The 1969 Buckeyes returned their “Super Sophs” from an undefeated national championship team the previous season. Rival Michigan had ceased to put up much resistance against the Buckeyes over the preceding years, leading to the hiring of a Northern Ohio native and Woody Hayes protégé. Bo Schembechler quietly went about reminding his Wolverines of the distance they had to travel. The goal, at the end of the year was to do the impossible and defeat the undefeated and prohibitive favorite Buckeyes in the end of the season rivalry game.

Michigan bumbled along at first, losing badly to Missouri and convincingly to a very mediocre Michigan State. After five games they stood at 3-2. Big wins in the games leading up to the Ohio State clash certainly gave evidence that something was happening. Still, few anticipated the 24-12 upset of the Buckeyes, a team whose narrowest margin of victory that year was a 35-7 thrashing of Minnesota, in Minneapolis.

Virtually no one thought a Michigan victory possible then, and virtually no one thinks it possible now—except perhaps Las Vegas which stunningly lists Michigan as fifth in the National Championship betting odds. Perhaps they remember 1969.

Consider—Ohio State returns a wonderfully talented group of youthful Buckeyes, fresh off a title run as spectacular and unexpected as Woody’s 1969 New Year’s Day thrashing of OJ Simpson’s USC’ Trojans. Michigan, which has played at a pedestrian level for years now, has nonetheless managed during that time to rise up for competitive games with the Buckeyes. Trying to shed its recent mediocre past, TTUN has turned to a Northern Ohio native and Schembechler protégé—a man who combines Schembechler’s curmudgeonly demeanor and quiet thirst for domination with the naïve spontaneity of the late Detroit shooting star Mark Fidrych and the volatile unpredictability of a Mike Tyson.

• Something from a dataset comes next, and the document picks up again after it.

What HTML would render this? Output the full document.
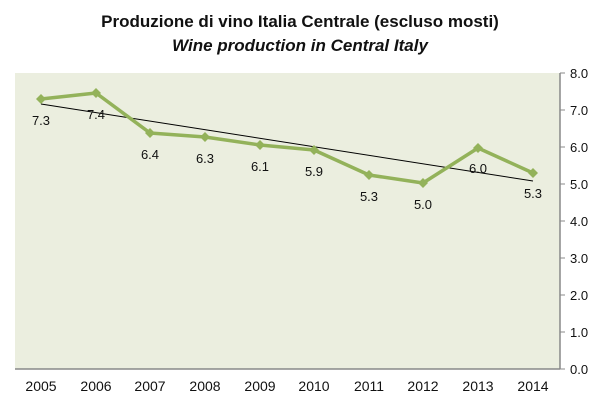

Somewhat like Schembechler, and somewhat obviously not, Jim Harbaugh is humbly going about the business everyone knows he is about—smashing the expectations and hopes of a team he has successfully trolled before (remember the “guarantee of a Michigan victory?).

The 2014 Buckeyes did not beat Michigan by 36 points, and thus, presumably, there currently is no Michigan locker doormat emblazoned “50-14.” There is also no suggestion Urban Meyer uttered, “cuz I couldn’t go for three.” So, even given the eerie similarities, there is much that is different between now and 1969. Chief among the differences–Woody did not have the harbinger of ill will from the past that Urban has. Armed with that forewarning, can he manage to avoid a reboot of 1969 and another mournful drive down Route 23?